──────── Available data

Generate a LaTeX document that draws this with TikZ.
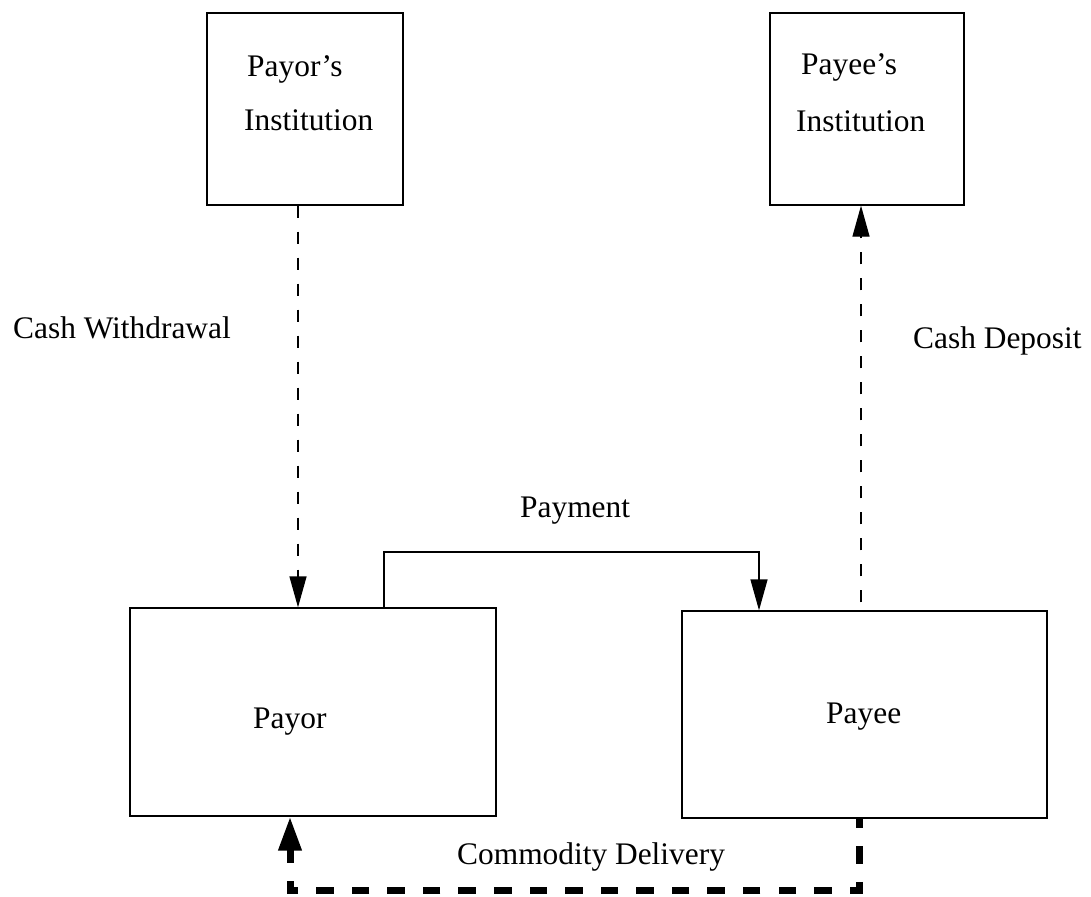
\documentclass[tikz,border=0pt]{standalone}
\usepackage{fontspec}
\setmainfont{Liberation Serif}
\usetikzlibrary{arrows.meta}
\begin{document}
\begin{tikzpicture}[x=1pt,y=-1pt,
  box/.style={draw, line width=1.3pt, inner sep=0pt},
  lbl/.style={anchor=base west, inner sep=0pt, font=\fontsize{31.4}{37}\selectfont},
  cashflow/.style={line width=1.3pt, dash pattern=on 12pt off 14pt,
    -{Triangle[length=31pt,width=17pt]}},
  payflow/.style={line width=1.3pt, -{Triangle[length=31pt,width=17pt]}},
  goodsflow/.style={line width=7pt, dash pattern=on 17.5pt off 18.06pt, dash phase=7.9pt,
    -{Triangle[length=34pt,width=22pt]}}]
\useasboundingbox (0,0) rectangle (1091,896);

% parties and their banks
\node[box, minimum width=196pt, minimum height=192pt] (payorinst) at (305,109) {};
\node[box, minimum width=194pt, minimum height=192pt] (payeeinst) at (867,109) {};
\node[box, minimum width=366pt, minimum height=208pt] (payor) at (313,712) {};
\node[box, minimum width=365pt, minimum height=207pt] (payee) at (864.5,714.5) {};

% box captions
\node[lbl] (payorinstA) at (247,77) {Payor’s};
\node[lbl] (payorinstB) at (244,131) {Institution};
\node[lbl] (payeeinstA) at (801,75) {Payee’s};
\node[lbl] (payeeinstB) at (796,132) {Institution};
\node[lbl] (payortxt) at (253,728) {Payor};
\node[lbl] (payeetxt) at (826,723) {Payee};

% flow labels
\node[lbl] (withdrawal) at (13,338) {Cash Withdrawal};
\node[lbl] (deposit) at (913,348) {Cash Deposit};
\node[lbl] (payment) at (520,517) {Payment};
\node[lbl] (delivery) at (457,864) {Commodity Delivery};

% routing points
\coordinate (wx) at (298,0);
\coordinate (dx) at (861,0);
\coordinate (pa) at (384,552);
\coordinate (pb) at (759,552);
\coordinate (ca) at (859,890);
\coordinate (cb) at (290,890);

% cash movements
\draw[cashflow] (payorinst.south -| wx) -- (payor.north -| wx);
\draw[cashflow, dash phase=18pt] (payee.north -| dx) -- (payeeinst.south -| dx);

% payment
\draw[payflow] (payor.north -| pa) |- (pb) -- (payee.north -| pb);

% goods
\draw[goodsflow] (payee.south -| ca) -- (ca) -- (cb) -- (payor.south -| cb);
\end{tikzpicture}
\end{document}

────────────────

= Work to do =
Repeat exactly and only the lines from the start of the data above through the line that holds "minimum width=365pt, minimum", inclusive. Pictures do not belong in the copy.

= The completed task =
Generate a LaTeX document that draws this with TikZ.
\documentclass[tikz,border=0pt]{standalone}
\usepackage{fontspec}
\setmainfont{Liberation Serif}
\usetikzlibrary{arrows.meta}
\begin{document}
\begin{tikzpicture}[x=1pt,y=-1pt,
  box/.style={draw, line width=1.3pt, inner sep=0pt},
  lbl/.style={anchor=base west, inner sep=0pt, font=\fontsize{31.4}{37}\selectfont},
  cashflow/.style={line width=1.3pt, dash pattern=on 12pt off 14pt,
    -{Triangle[length=31pt,width=17pt]}},
  payflow/.style={line width=1.3pt, -{Triangle[length=31pt,width=17pt]}},
  goodsflow/.style={line width=7pt, dash pattern=on 17.5pt off 18.06pt, dash phase=7.9pt,
    -{Triangle[length=34pt,width=22pt]}}]
\useasboundingbox (0,0) rectangle (1091,896);

% parties and their banks
\node[box, minimum width=196pt, minimum height=192pt] (payorinst) at (305,109) {};
\node[box, minimum width=194pt, minimum height=192pt] (payeeinst) at (867,109) {};
\node[box, minimum width=366pt, minimum height=208pt] (payor) at (313,712) {};
\node[box, minimum width=365pt, minimum height=207pt] (payee) at (864.5,714.5) {};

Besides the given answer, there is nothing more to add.